Why Go Public?

The following are reasons to take your company public. It consists of more than one story to aid businesspeople and investors in understanding why going public can give a very strong boost to one’s net worth.

The Staying Private Story
Last year, your privately held company had $2 million in gross earnings. In addition, a secret admirer anonymously wires $2 million into your bank account so that you could expand your business. You never need to pay the money back. You will maintain full ownership of your company.

The Going Public Story
In a separate scenario, you do a private placement and then you go public. In the process, you sell some shares of stock in your company and raise $2 million. Doing so costs you one-third of the ownership of your company. You retain the other two-thirds and the majority interest. Of the 250,000,000 available shares in our story, you hold 166,750,000 of them. The investors hold 83,250,000 shares.

The cost to go public in the United States is merely $60,000, a portion of which can be paid for by your initial private placement investors. Whether the capital you raise is through money falling from the sky or going public, you can use the money to acquire other businesses in your industry, buy real estate and equipment, hire employees, etc. Thus, your company grows. When you decide to sell your company, it is making $6 million per year.

The Results of Each Story
So, which option would have been better for you to take five years ago? Should you have taken the “money-from-the-sky” method? Or should you have chosen the option to go public in order to get the top price?

The money from the sky method lets you keep 100% of your privately held corporation. In today’s market, a privately held company sells for 1.5 times its annual profit. Ask about any business broker nowadays and you will be told the same. Thus, you leave with $9 million. On the other hand, your public company will be gobbled up by a large global corporation. Your stock is now trading at 50 cents per share (which is a price to earnings ratio of about 18, which is typical for a growing organization). Thus, your 166,750,000 shares are worth over $83 million.

Which was the better deal for you?
Here is a not-so-secret secret: The vast majority of the Forbes 400 wealthiest people in the US earned their wealth by owning and/or selling shares of their own publicly traded companies.

The bottom line is this: Take your company public. Borrowing money from the bank will not get you nearly as far as going public and selling shares of stock in your company. When you go public you multiply your net-worth and that of your company. Your company’s market capitalization, which is the number of outstanding shares times the price per share, for a growing company is typically 10 to 25 or more times the earnings of the company.

The Angel Investor Story
Let’s say that you have $2 million to invest in an active corporation. A company a few blocks away has $2 million in gross annual sales. Your investment gets you one- half of the ownership of the company.

On the other hand, you invest in a company that is based in Australia that is publicly traded in the USA. The Australian company also has a gross income of $2 million per year. For your $2 million investment in the publicly traded organization, you get one-third of the shares that the corporation has issued.

A year goes by and both of the above companies get into financial troubles.
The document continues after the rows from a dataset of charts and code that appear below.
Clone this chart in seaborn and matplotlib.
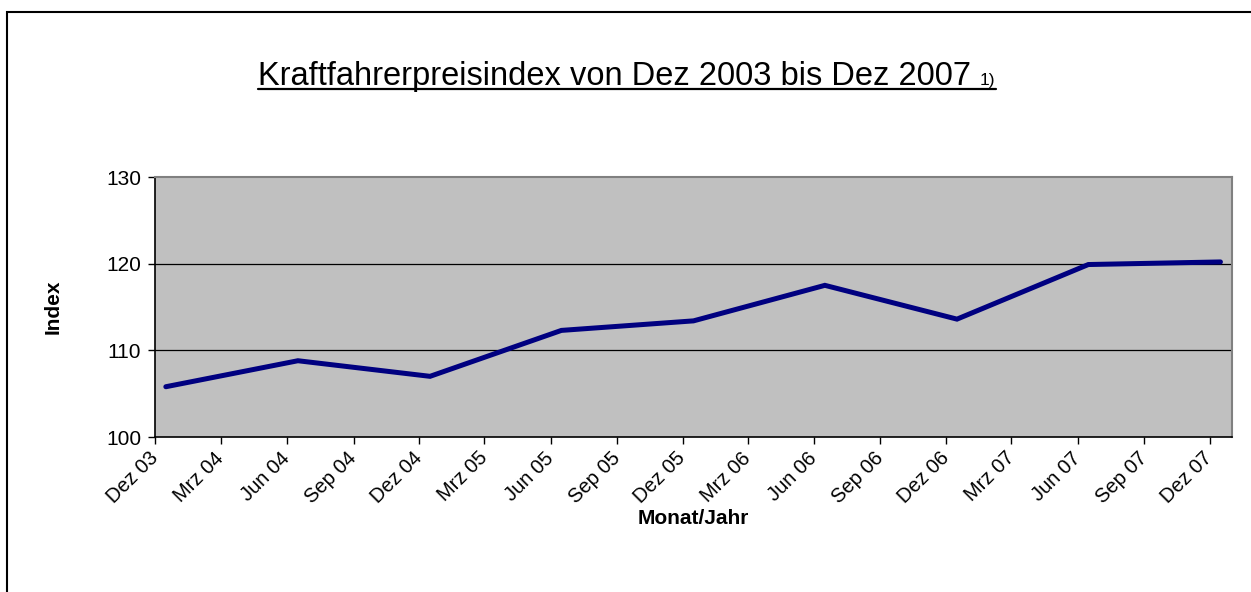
import matplotlib
matplotlib.use("Agg")
import matplotlib.pyplot as plt
import numpy as np
import pandas as pd
import seaborn as sns
from matplotlib.lines import Line2D
from matplotlib.patches import Rectangle

# Daten
monate = ["2003-12", "2004-06", "2004-12", "2005-06", "2005-12",
          "2006-06", "2006-12", "2007-06", "2007-12"]
index_werte = [105.8, 108.8, 107.0, 112.3, 113.4, 117.5, 113.6, 119.9, 120.2]
monat_kurz = {3: "Mrz", 6: "Jun", 9: "Sep", 12: "Dez"}
y_ticks = [100, 110, 120, 130]

titel = "Kraftfahrerpreisindex von Dez 2003 bis Dez 2007"
fussnote = "1)"

# Excel-Datumsachse: jeder Wert sitzt in der Mitte seines Monats
datum = pd.to_datetime(monate) + pd.Timedelta(days=15)
df = pd.DataFrame({"Datum": datum, "Index": index_werte})

sns.set_style("white")
plt.rcParams["font.family"] = ["Liberation Sans", "DejaVu Sans"]
plt.rcParams["text.color"] = "black"
plt.rcParams["axes.labelcolor"] = "black"
plt.rcParams["xtick.color"] = "black"
plt.rcParams["ytick.color"] = "black"

fig = plt.figure(figsize=(12.51, 5.92), dpi=100)
W, H = 1251, 592
ax = fig.add_axes([155 / W, 1 - 437 / H, (1232 - 155) / W, (437 - 177) / H])
ax.set_facecolor("#C0C0C0")

sns.lineplot(data=df, x="Datum", y="Index", ax=ax, color="#000080",
             linewidth=3.6, solid_capstyle="round", solid_joinstyle="miter")

ax.set_ylim(100, 130)
ax.set_yticks(y_ticks)
ax.set_xlim(pd.Timestamp("2003-12-01"), pd.Timestamp("2008-01-01"))
tick_dates = pd.date_range("2003-12-01", "2007-12-01", freq="3MS")
ax.set_xticks(tick_dates)
ax.set_xticklabels([f"{monat_kurz[d.month]} {d.year % 100:02d}" for d in tick_dates],
                   rotation=45, ha="right", va="center", rotation_mode="anchor",
                   fontsize=14.5)
ax.tick_params(axis="x", length=5, width=1, color="black", pad=8, direction="out",
               bottom=True)
ax.tick_params(axis="y", length=5, width=1, color="black", pad=5, direction="out",
               left=True, labelsize=15)

ax.grid(False)
for v in y_ticks[1:-1]:
    ax.axhline(v, color="black", linewidth=0.9, zorder=1)

for side in ["top", "right"]:
    ax.spines[side].set_visible(True)
    ax.spines[side].set_color("#808080")
    ax.spines[side].set_linewidth(1.5)
for side in ["left", "bottom"]:
    ax.spines[side].set_color("black")
    ax.spines[side].set_linewidth(1.2)

ax.set_xlabel("Monat/Jahr", fontsize=15, fontweight="bold")
ax.set_ylabel("Index", fontsize=15, fontweight="bold")
ax.xaxis.set_label_coords(0.5, (437 - 509) / (437 - 177), transform=ax.transAxes)
ax.yaxis.set_label_coords((63 - 155) / (1232 - 155), 0.5, transform=ax.transAxes)

# Titel mit Unterstreichung und Fussnote
t = fig.text(258 / W, 1 - 85 / H, titel, fontsize=23.5, ha="left", va="baseline")
fig.canvas.draw()
r = fig.canvas.get_renderer()
bb = t.get_window_extent(r)
f = fig.text((bb.x1 + 9) / W, 1 - 85 / H, fussnote, fontsize=12.5, ha="left", va="baseline")
fig.canvas.draw()
bb2 = f.get_window_extent(r)
uy = 1 - 89 / H
fig.add_artist(Line2D([bb.x0 / W, bb2.x1 / W], [uy, uy], color="black", linewidth=1.6))

# Diagrammrahmen
fig.add_artist(Rectangle((7 / W, -0.05), 1.1, 1 - 12 / H + 0.05, transform=fig.transFigure,
                         fill=False, edgecolor="black", linewidth=1.5))

fig.savefig("out.png", dpi=100)
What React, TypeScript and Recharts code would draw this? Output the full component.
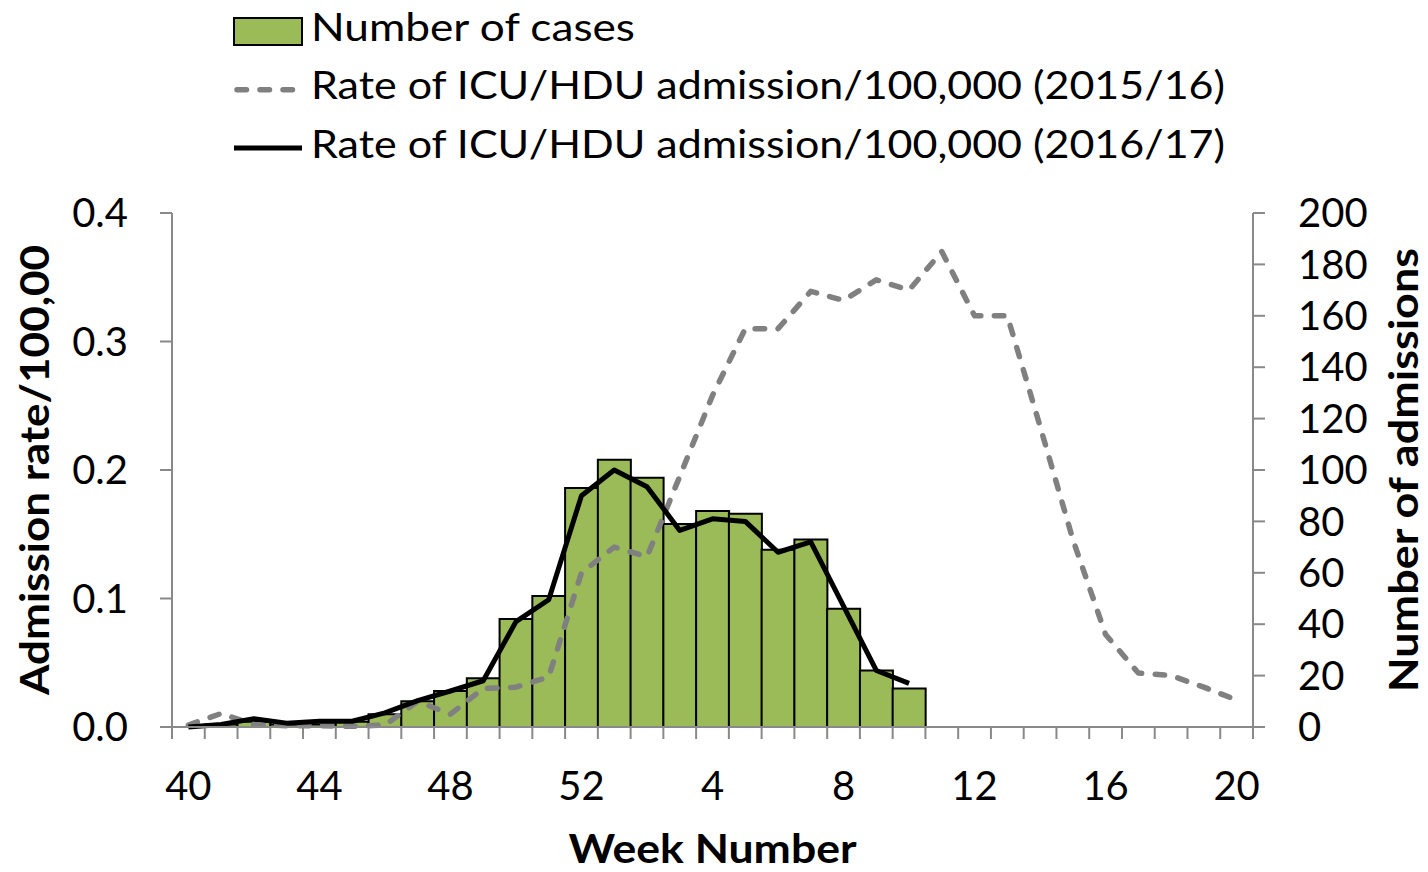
import React from "react";
import { ComposedChart, Bar, Line, XAxis, YAxis, Legend } from "recharts";

// week numbers, season runs from week 40 to week 20
const weeks = [40, 41, 42, 43, 44, 45, 46, 47, 48, 49, 50, 51, 52, 1, 2, 3, 4, 5, 6, 7, 8, 9, 10, 11, 12, 13, 14, 15, 16, 17, 18, 19, 20];

// number of ICU/HDU admissions 2016/17 (right axis)
const cases = [0, 1, 2, 1, 1, 2, 5, 10, 14, 19, 42, 51, 93, 104, 97, 79, 84, 83, 69, 73, 46, 22, 15, null, null, null, null, null, null, null, null, null, null];

// admission rate / 100,000 (left axis)
const rate201516 = [0.0015, 0.0105, 0.002, 0.001, 0.001, 0.0005, 0.0015, 0.02, 0.01, 0.03, 0.031, 0.039, 0.12, 0.14, 0.1325, 0.195, 0.258, 0.31, 0.31, 0.339, 0.332, 0.348, 0.34, 0.37, 0.32, 0.32, 0.234, 0.146, 0.072, 0.042, 0.04, 0.031, 0.021];
const rate201617 = [0, 0.002, 0.0065, 0.003, 0.0045, 0.0045, 0.011, 0.0205, 0.028, 0.036, 0.082, 0.099, 0.18, 0.2, 0.187, 0.153, 0.162, 0.16, 0.136, 0.144, 0.094, 0.044, 0.034, null, null, null, null, null, null, null, null, null, null];

const rateTicks = [0, 0.1, 0.2, 0.3, 0.4];
const countTicks = [0, 20, 40, 60, 80, 100, 120, 140, 160, 180, 200];

const chartData = weeks.map((w, i) => ({
  week: String(w),
  cases: cases[i],
  r1516: rate201516[i],
  r1617: rate201617[i],
}));

const W = 1428;
const H = 872;
const LEFT_W = 172;
const RIGHT_W = 175;
const TOP = 213;
const X_H = 145;
const PLOT_W = W - LEFT_W - RIGHT_W;
const BAND = PLOT_W / weeks.length;

const AXIS_GREY = "#898989";
const GREEN = "#9BBB59";
const DASH_GREY = "#808080";
const DASH = "9.5 13.5";
const FONT = "Lato, 'Open Sans', sans-serif";

function WeekTick(props: any) {
  const { x, y, payload, index } = props;
  const half = BAND / 2;
  return (
    <g>
      <line x1={x - half} x2={x - half} y1={y} y2={y + 12} stroke={AXIS_GREY} strokeWidth={2} />
      {index === weeks.length - 1 && (
        <line x1={x + half} x2={x + half} y1={y} y2={y + 12} stroke={AXIS_GREY} strokeWidth={2} />
      )}
      {index % 4 === 0 && (
        <text x={x} y={y + 45} dy="0.71em" textAnchor="middle" fontSize={40} fill="#000">
          {payload.value}
        </text>
      )}
    </g>
  );
}

function SideTitle({ viewBox, text, baseX, length }: any) {
  const cy = viewBox ? viewBox.y + viewBox.height / 2 : TOP + 257;
  return (
    <text
      x={baseX}
      y={cy}
      transform={`rotate(-90 ${baseX} ${cy})`}
      textAnchor="middle"
      fontSize={40}
      fontWeight={700}
      fill="#000"
      textLength={length}
      lengthAdjust="spacingAndGlyphs"
    >
      {text}
    </text>
  );
}

function BottomTitle({ viewBox }: any) {
  const cx = viewBox ? viewBox.x + viewBox.width / 2 : LEFT_W + PLOT_W / 2;
  return (
    <text x={cx} y={H - 9} textAnchor="middle" fontSize={40} fontWeight={700} fill="#000" textLength={288} lengthAdjust="spacingAndGlyphs">
      Week Number
    </text>
  );
}

function LegendBox({ payload }: any) {
  const rows = (payload ?? []) as any[];
  return (
    <svg width={W} height={180} style={{ display: "block", fontFamily: FONT }}>
      {rows.map((item, i) => {
        const cy = 31.5 + i * 58.3;
        let icon;
        if (item.dataKey === "cases") {
          icon = <rect x={234} y={cy - 13.5} width={68} height={27} fill={GREEN} stroke="#000" strokeWidth={2} />;
        } else if (item.dataKey === "r1516") {
          icon = <line x1={237} x2={300} y1={cy} y2={cy} stroke={DASH_GREY} strokeWidth={5.5} strokeDasharray={DASH} strokeLinecap="round" />;
        } else {
          icon = <line x1={234} x2={302} y1={cy} y2={cy} stroke="#000" strokeWidth={5} />;
        }
        return (
          <g key={item.dataKey}>
            {icon}
            <text
              x={311}
              y={cy + 9.5}
              fontSize={39}
              fill="#000"
              textLength={item.dataKey === "cases" ? 324 : 914}
              lengthAdjust="spacingAndGlyphs"
            >
              {item.value}
            </text>
          </g>
        );
      })}
    </svg>
  );
}

export default function App() {
  return (
    <div style={{ position: "absolute", left: 0, top: 0, width: W, height: H, background: "#fff", fontFamily: FONT }}>
      <ComposedChart
        width={W}
        height={H}
        data={chartData}
        margin={{ top: TOP, right: 0, bottom: 0, left: 0 }}
        barCategoryGap={0}
        barGap={0}
      >
        <XAxis
          dataKey="week"
          height={X_H}
          interval={0}
          tickSize={0}
          tickMargin={0}
          tickLine={false}
          axisLine={{ stroke: AXIS_GREY, strokeWidth: 2 }}
          tick={(p: any) => <WeekTick {...p} />}
          label={<BottomTitle />}
        />
        <YAxis
          yAxisId="rate"
          orientation="left"
          width={LEFT_W}
          domain={[0, 0.4]}
          ticks={rateTicks}
          interval={0}
          tickFormatter={(v: number) => v.toFixed(1)}
          tickSize={12}
          tickMargin={32}
          axisLine={{ stroke: AXIS_GREY, strokeWidth: 2 }}
          tickLine={{ stroke: AXIS_GREY, strokeWidth: 2 }}
          tick={{ fill: "#000", fontSize: 40 }}
          label={<SideTitle text="Admission rate/100,00" baseX={49} length={450} />}
        />
        <YAxis
          yAxisId="count"
          orientation="right"
          width={RIGHT_W}
          domain={[0, 200]}
          ticks={countTicks}
          interval={0}
          tickSize={12}
          tickMargin={33}
          axisLine={{ stroke: AXIS_GREY, strokeWidth: 2 }}
          tickLine={{ stroke: AXIS_GREY, strokeWidth: 2 }}
          tick={{ fill: "#000", fontSize: 40 }}
          label={<SideTitle text="Number of admissions" baseX={1418} length={444} />}
        />
        <Legend
          layout="vertical"
          align="center"
          verticalAlign="middle"
          wrapperStyle={{ top: 0, left: 0, width: W, height: 180 }}
          content={(p: any) => <LegendBox {...p} />}
        />
        <Bar
          yAxisId="count"
          dataKey="cases"
          name="Number of cases"
          fill={GREEN}
          stroke="#000"
          strokeWidth={2}
          isAnimationActive={false}
        />
        <Line
          yAxisId="rate"
          type="linear"
          dataKey="r1516"
          name="Rate of ICU/HDU admission/100,000 (2015/16)"
          stroke={DASH_GREY}
          strokeWidth={5.5}
          strokeDasharray={DASH}
          strokeLinecap="round"
          strokeLinejoin="round"
          dot={false}
          activeDot={false}
          isAnimationActive={false}
        />
        <Line
          yAxisId="rate"
          type="linear"
          dataKey="r1617"
          name="Rate of ICU/HDU admission/100,000 (2016/17)"
          stroke="#000"
          strokeWidth={5}
          strokeLinejoin="round"
          dot={false}
          activeDot={false}
          isAnimationActive={false}
        />
      </ComposedChart>
    </div>
  );
}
If you chose the private company and it declares bankruptcy, you lose your entire $2 million investment.

Alternatively, if you chose the company in Australia, you can sell your publicly traded shares and may even make a profit. The liquidity of publicly traded shares makes the selling process fast and easy. This helps you control your risk and provides a strong reason for investing in a public company. So, you are better protected against loss because you can sell your shares at any time after the required holding period, if any. Thus, liquidity is another reason to invest in public companies and to think twice before investing in private companies.

What if the business does well? Five years go by and it turns out that the company has grown. You are ready to sell. When the company sells, the profit has grown from $2 million to $6 million per year.

Private companies typically sell for 1.5 times earnings. Investing in the private company gave you a one-half ownership of the organization. The 50% ownership that you have is worth $4.5 million. So, you more than doubled your money in four years. The US Small Business Administration (SBA) says that a profitable private company investment occurs less than 15 times in 100.

The private placement and subsequent transition to a public company option, on the other hand, resulted in a merger with a large international company. The shares in your public company trade for over $0.72 per share when the merger takes place. So, your 125,000,000 shares are worth over $90 million.

So, if you act as an angel investor, if successful, you may double your money investing in a private company. If you, instead, invest in a public company that experiences a similar growth rate, you would expect, in this example, to earn 45 times your initial investment during the same timeframe. Moreover, with the public company option you have much greater liquidity if something goes wrong. You can more readily use the stock as collateral if something goes right.

Thus, some good reasons to go public are:

    1. Greater liquidity.
    2. Greater return on investment.
    3. Much greater leverage when the company is sold.

So, it is clear that it is worth considering to go public and to invest in public companies.